» Given material:
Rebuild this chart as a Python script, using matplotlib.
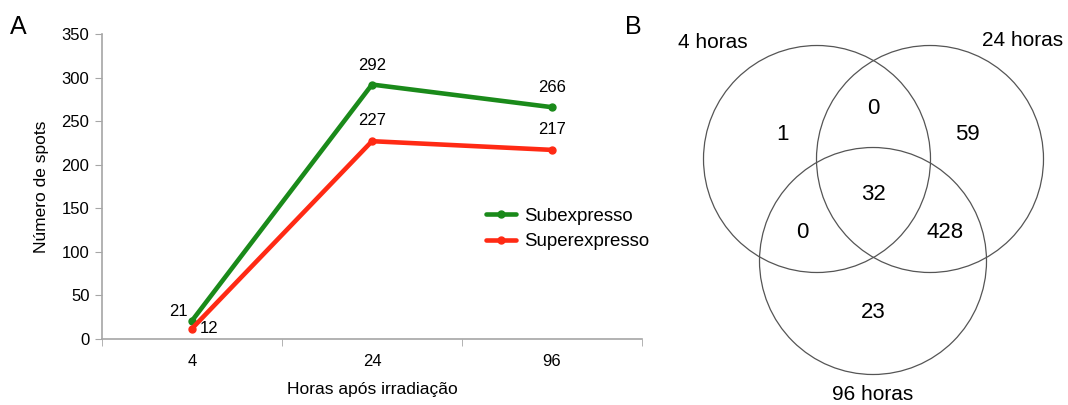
import matplotlib
matplotlib.use("Agg")
import matplotlib.pyplot as plt
from matplotlib.patches import Circle

plt.rcParams['font.family'] = ['Liberation Sans', 'DejaVu Sans']

# Painel A: número de spots por tempo
horas = ["4", "24", "96"]
subexpresso = [21, 292, 266]
superexpresso = [12, 227, 217]

# Painel B: diagrama de Venn
rotulos_venn = ["4 horas", "24 horas", "96 horas"]
# regiões: só 4h, só 24h, só 96h, 4h&24h, 4h&96h, 24h&96h, todos
contagens_venn = [1, 59, 23, 0, 0, 428, 32]

W, H = 1068, 405
fig = plt.figure(figsize=(W / 100, H / 100), dpi=100)

cinza = "#a6a6a6"
ax = fig.add_axes([102 / W, 1 - 339 / H, 540 / W, 305 / H])
x = list(range(len(horas)))
ax.plot(x, subexpresso, color="#1a8a1a", lw=3.3, marker="o", ms=5,
        label="Subexpresso", solid_capstyle="round")
ax.plot(x, superexpresso, color="#ff2a14", lw=3.3, marker="o", ms=5,
        label="Superexpresso", solid_capstyle="round")

ax.set_xlim(-0.5, 2.5)
ax.set_ylim(0, 350)
ax.set_yticks(range(0, 351, 50))
ax.set_xticks(x)
ax.set_xticklabels(horas)
ax.set_xticks([-0.5, 0.5, 1.5, 2.5], minor=True)
ax.tick_params(axis="x", which="major", length=0, pad=11, labelsize=12)
ax.tick_params(axis="x", which="minor", length=5, color=cinza, direction="out")
ax.tick_params(axis="y", length=5, color=cinza, labelsize=12, pad=4)
for s in ["top", "right"]:
    ax.spines[s].set_visible(False)
for s in ["left", "bottom"]:
    ax.spines[s].set_color(cinza)
    ax.spines[s].set_linewidth(1.2)
ax.set_xlabel("Horas após irradiação", fontsize=12.5, labelpad=9)
ax.set_ylabel("Número de spots", fontsize=12.5, labelpad=9)

# rótulos dos pontos
ax.annotate(str(subexpresso[0]), (x[0], subexpresso[0]), xytext=(-10, 6.5),
            textcoords="offset points", ha="center", va="center", fontsize=12)
ax.annotate(str(superexpresso[0]), (x[0], superexpresso[0]), xytext=(12, 0),
            textcoords="offset points", ha="center", va="center", fontsize=12)
for i in x[1:]:
    ax.annotate(str(subexpresso[i]), (i, subexpresso[i]), xytext=(0, 14),
                textcoords="offset points", ha="center", va="center", fontsize=12)
    ax.annotate(str(superexpresso[i]), (i, superexpresso[i]), xytext=(0, 15),
                textcoords="offset points", ha="center", va="center", fontsize=12)

ax.legend(loc="upper left", bbox_to_anchor=(0.68, 0.485), frameon=False,
          fontsize=13.4, handlelength=1.6, handletextpad=0.45, labelspacing=0.45)

# Sobreposição em pixels para o Venn e letras dos painéis
ov = fig.add_axes([0, 0, 1, 1])
ov.set_xlim(0, W)
ov.set_ylim(H, 0)
ov.axis("off")
ov.patch.set_alpha(0)

centros = [(817, 159), (930, 159), (873, 261)]
raio = 113.5
for c in centros:
    ov.add_patch(Circle(c, raio, fill=False, ec="#555555", lw=0.9))

pos_rotulos = [(713, 43), (1023, 40), (873, 395)]
for (px, py), t in zip(pos_rotulos, rotulos_venn):
    ov.text(px, py, t, ha="center", va="center", fontsize=15)

pos_regioes = [(782, 135), (967, 135), (873, 313), (873, 108),
               (802, 233), (945, 233), (873, 195)]
for (px, py), n in zip(pos_regioes, contagens_venn):
    ov.text(px, py, str(n), ha="center", va="center", fontsize=16)

ov.text(18, 27, "A", ha="center", va="center", fontsize=18)
ov.text(633, 27, "B", ha="center", va="center", fontsize=18)

fig.savefig("out.png", dpi=100)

» Stated problem: Leave the pictures out and reproduce exactly the lines from the top of the listing above through the line with "superexpresso = [12, 227, 217]".

» Response to the task:
Rebuild this chart as a Python script, using matplotlib.
import matplotlib
matplotlib.use("Agg")
import matplotlib.pyplot as plt
from matplotlib.patches import Circle

plt.rcParams['font.family'] = ['Liberation Sans', 'DejaVu Sans']

# Painel A: número de spots por tempo
horas = ["4", "24", "96"]
subexpresso = [21, 292, 266]
superexpresso = [12, 227, 217]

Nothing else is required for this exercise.